Taking up the game seriously at the age of five at Tylney Park in Hampshire, Rose’s drive for The Open began when he first made the handicap for qualification at 14.
After three years of plugging away, the youngster made good on his ambition, and headed up to Royal Birkdale for the culmination of a 12-year-journey.
“The Open Championship has been a dream of mine ever since I was a very young kid,” he continued.
“I’ve holed the winning putt thousands of times on a putting green. As soon as my handicap was low enough to enter Open qualifying I did it.
“I’ve definitely created a storyline with The Open from a young age.”
For Rose it was a weekend that truly encapsulates the joie de vivre that accompanies the rise of a young amateur.
Just 17 years old, his achievements in Southport exceeded anything he could’ve imagined; after 12 holes, the youngster found himself, inexplicably, atop of the leaderboard, and the Brit carried his form all the way through to Sunday including a remarkable four-under-par 66 in his second round.
It was a performance that turned plenty of heads, as Rose surfed a wave of adrenaline all the way to a stunning fifth-place finish, and with it, the famous Silver Medal awarded to best amateur.
“I just had this feeling of freedom with my game and I’ve been trying to find that ever since,” he said.
“The freedom I had that particular week, the confidence I had in my short game, the innocence in which I played the game is still a model.
“When I play my best golf I’m always trying to get rid of thoughts rather than add thoughts, and when I look at my performance when I was 17, it was very much free.
“Because of the atmosphere of the crowd I felt like I was going to win The Open, which is such a crazy thought, but it felt like even if I hit a bad shot my short game would get me out of trouble; I’d make a putt.
“I remember John Huston – who I played with in the final round – saying that he wanted to be my agent!
“Fred Couples came up to watch me hit a couple of shots on the range and said: ‘Ah, so that’s how you do it!’”
In the intervening years, Rose’s relationship with The Open has been a rollercoaster, but at last year’s Championship he almost added the Claret Jug to his silver medal.
Having needed a birdie at the 18th on Friday just to make the cut, Rose carded a record-low seven-under-par 64 at Carnoustie for his third round and sought to reel in the leading pack on Sunday.

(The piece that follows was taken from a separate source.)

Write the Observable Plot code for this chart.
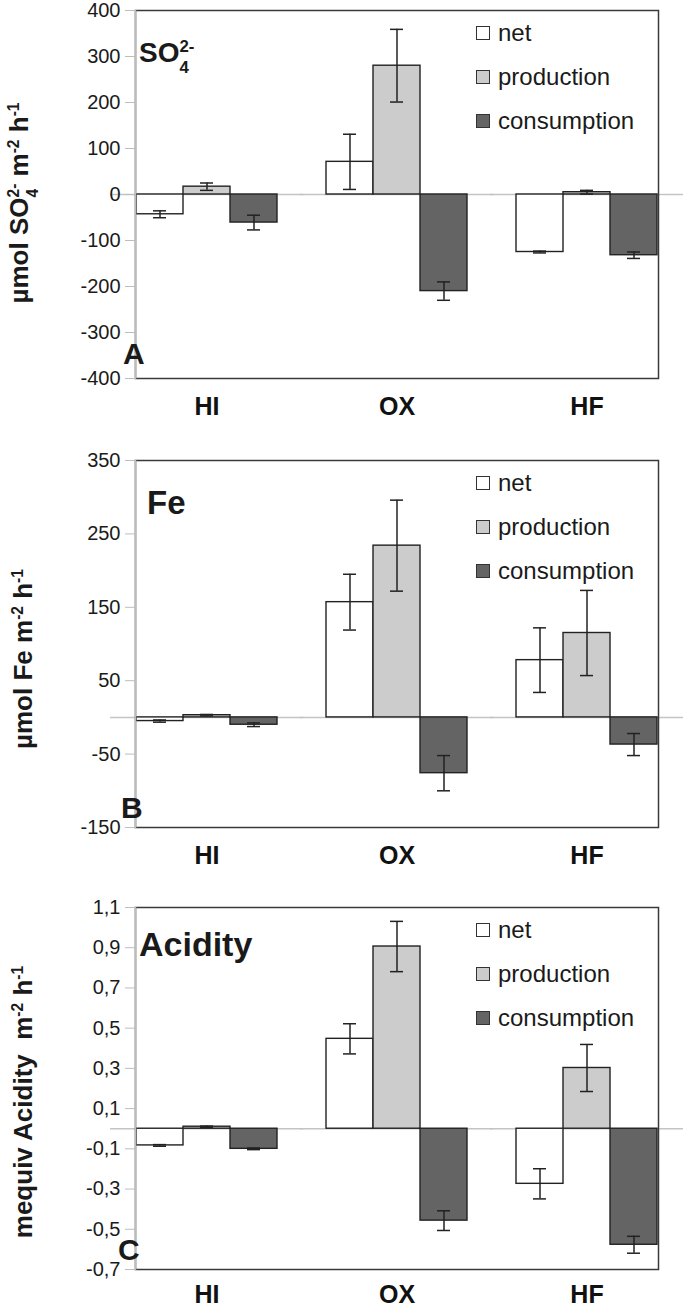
<!DOCTYPE html>
<html>
<head>
<meta charset="utf-8">
<script src="https://cdn.jsdelivr.net/npm/d3@7"></script>
<script src="https://cdn.jsdelivr.net/npm/@observablehq/plot@0.6"></script>
<style>
  html, body { margin: 0; padding: 0; background: #fff; }
  body { font-family: "Liberation Sans", Arial, sans-serif; color: #1a1a1a; }
  #root { position: relative; width: 685px; height: 1308px; overflow: hidden; }
  .panel { position: relative; width: 685px; }
  .panel svg { display: block; }
  .title { position: absolute; font-weight: bold; line-height: 1; white-space: nowrap; }
  .letter { position: absolute; font-weight: bold; line-height: 1; font-size: 30px; }
  .ylab { position: absolute; font-weight: bold; font-size: 26px; line-height: 1; white-space: nowrap;
          transform: translate(-50%, -50%) rotate(-90deg); }
  .stack { display: inline-flex; flex-direction: column; font-size: 0.6em; line-height: 1.25; vertical-align: 0.6em; }
  .ylab sup { font-size: 0.6em; vertical-align: 0.55em; line-height: 0; }
  .legend { position: absolute; left: 476px; font-size: 24px; }
  .legend .row { position: absolute; left: 0; display: flex; align-items: center; transform: translateY(-50%); white-space: nowrap; }
  .legend .sw { width: 12px; height: 12px; border: 1.5px solid #333; margin-right: 8px; }
</style>
</head>
<body>
<div id="root"></div>
<script>
// ---------- data ----------
const categories = ["HI", "OX", "HF"];
const series = ["net", "production", "consumption"];
const seriesColors = ["#ffffff", "#cccccc", "#646464"];

// Panel A: SO4 2- (µmol SO4 m-2 h-1)
const so4Net = [-43, 71, -125];
const so4NetErr = [7.5, 60, 2];
const so4Prod = [17, 280, 5];
const so4ProdErr = [8, 79, 4];
const so4Cons = [-61, -210, -132];
const so4ConsErr = [16, 20, 7];
const so4Ticks = [-400, -300, -200, -100, 0, 100, 200, 300, 400];
const so4TickLabels = ["-400", "-300", "-200", "-100", "0", "100", "200", "300", "400"];

// Panel B: Fe (µmol Fe m-2 h-1)
const feNet = [-5, 157, 78];
const feNetErr = [1.5, 38, 44];
const feProd = [3, 234, 115];
const feProdErr = [1, 62, 58];
const feCons = [-10, -76, -37];
const feConsErr = [2.5, 24, 15];
const feTicks = [-150, -50, 50, 150, 250, 350];
const feTickLabels = ["-150", "-50", "50", "150", "250", "350"];

// Panel C: Acidity (mequiv m-2 h-1)
const acNet = [-0.083, 0.447, -0.274];
const acNetErr = [0.004, 0.075, 0.075];
const acProd = [0.01, 0.906, 0.302];
const acProdErr = [0.003, 0.125, 0.117];
const acCons = [-0.1, -0.457, -0.577];
const acConsErr = [0.004, 0.049, 0.042];
const acTicks = [-0.7, -0.5, -0.3, -0.1, 0.1, 0.3, 0.5, 0.7, 0.9, 1.1];
const acTickLabels = ["-0,7", "-0,5", "-0,3", "-0,1", "0,1", "0,3", "0,5", "0,7", "0,9", "1,1"];

// ---------- drawing ----------
function buildRows(vals, errs) {
  return categories.flatMap((c, i) => series.map((s, j) => ({
    cat: c, series: s, value: vals[j][i], err: errs[j][i]
  })));
}

function drawPanel(cfg) {
  const rows = buildRows(cfg.values, cfg.errors);
  const ink = "#222";
  const plot = Plot.plot({
    width: 685,
    height: cfg.height,
    marginLeft: 111,
    marginRight: 3,
    marginTop: cfg.mt,
    marginBottom: cfg.mb,
    style: { fontFamily: "Liberation Sans, Arial, sans-serif", fontSize: "20px", color: "#1a1a1a", background: "white" },
    fx: { domain: categories, paddingInner: 0.247, paddingOuter: 0.126, label: null },
    x: { domain: series, padding: 0, axis: null },
    y: { domain: cfg.domain, label: null },
    color: { domain: series, range: seriesColors },
    marks: [
      Plot.ruleY(categories.map(c => ({ cat: c, v: 0 })), { fx: "cat", y: "v", stroke: "#c4c4c4", strokeWidth: 1.5, insetLeft: -25, insetRight: -25 }),
      Plot.barY(rows, { fx: "cat", x: "series", y: "value", fill: "series", stroke: ink, strokeWidth: 1.4 }),
      Plot.ruleX(rows, { fx: "cat", x: "series", y1: d => d.value - d.err, y2: d => d.value + d.err, stroke: ink, strokeWidth: 1.5 }),
      Plot.tickY(rows, { fx: "cat", x: "series", y: d => d.value - d.err, stroke: ink, strokeWidth: 1.5, insetLeft: 17, insetRight: 17 }),
      Plot.tickY(rows, { fx: "cat", x: "series", y: d => d.value + d.err, stroke: ink, strokeWidth: 1.5, insetLeft: 17, insetRight: 17 }),
      Plot.frame({ facet: "super", stroke: "#3a3a3a", strokeWidth: 1.5 }),
      Plot.frame({ facet: "super", anchor: "left", stroke: "#bdbdbd", strokeWidth: 1.5 }),
      Plot.axisY({ ticks: cfg.ticks, tickSize: 10, tickPadding: 5, stroke: "#bdbdbd", fill: "#1a1a1a",
                   fontSize: 20, tickFormat: d => cfg.tickLabels[cfg.ticks.indexOf(d)], label: null }),
      Plot.axisFx({ anchor: "bottom", tickSize: 0, tickPadding: cfg.fxPad, fontSize: 25, fontWeight: "bold", fill: "#111", label: null })
    ]
  });
  const div = document.createElement("div");
  div.className = "panel";
  div.style.height = cfg.height + "px";
  div.appendChild(plot);
  div.insertAdjacentHTML("beforeend", cfg.overlay);
  document.getElementById("root").appendChild(div);
}

function legendHTML(top) {
  const offs = [23, 67, 111];
  return `<div class="legend" style="top:${top}px">` + series.map((s, j) =>
    `<div class="row" style="top:${offs[j]}px"><span class="sw" style="background:${seriesColors[j]}"></span>${s}</div>`
  ).join("") + `</div>`;
}

// Panel A occupies 0..425, frame 10..378
drawPanel({
  height: 425, mt: 10, mb: 47, domain: [-400, 400], fxPad: 19,
  values: [so4Net, so4Prod, so4Cons], errors: [so4NetErr, so4ProdErr, so4ConsErr],
  ticks: so4Ticks, tickLabels: so4TickLabels,
  overlay: `<div class="title" style="left:139px;top:37px;font-size:28px">SO<span class="stack"><span>2-</span><span>4</span></span></div>
            <div class="letter" style="left:123px;top:339px">A</div>
            <div class="ylab" style="left:23px;top:203px">µmol SO<span class="stack"><span>2-</span><span>4</span></span> m<sup>-2</sup> h<sup>-1</sup></div>`
            + legendHTML(10)
});

// Panel B occupies 425..870, frame 460..827
drawPanel({
  height: 445, mt: 35, mb: 43, domain: [-150, 350], fxPad: 19,
  values: [feNet, feProd, feCons], errors: [feNetErr, feProdErr, feConsErr],
  ticks: feTicks, tickLabels: feTickLabels,
  overlay: `<div class="title" style="left:147px;top:61px;font-size:33px">Fe</div>
            <div class="letter" style="left:121px;top:368px">B</div>
            <div class="ylab" style="left:23px;top:234px">µmol Fe m<sup>-2</sup> h<sup>-1</sup></div>`
            + legendHTML(35)
});

// Panel C occupies 870..1308, frame 907..1269
drawPanel({
  height: 438, mt: 37, mb: 39, domain: [-0.7, 1.1], fxPad: 16,
  values: [acNet, acProd, acCons], errors: [acNetErr, acProdErr, acConsErr],
  ticks: acTicks, tickLabels: acTickLabels,
  overlay: `<div class="title" style="left:139px;top:57px;font-size:34px">Acidity</div>
            <div class="letter" style="left:118px;top:365px">C</div>
            <div class="ylab" style="left:23px;top:232px">mequiv Acidity&nbsp; m<sup>-2</sup> h<sup>-1</sup></div>`
            + legendHTML(37)
});
</script>
</body>
</html>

Just like back in 1998, Rose birdied the 18th on the final day, but just like 1998, he finished two shots off the lead, enough to see him tied second behind Champion Golfer of the Year Francesco Molinari.
And with the memories of that special moment back at Royal Birkdale two decades ago, Rose knows that only one thing can top that feeling.
“I’ve always thought about what I achieved in ‘98 as being the next best thing to winning The Open,” he mused. “For me to experience something bigger, I need to go on and win this golf tournament.”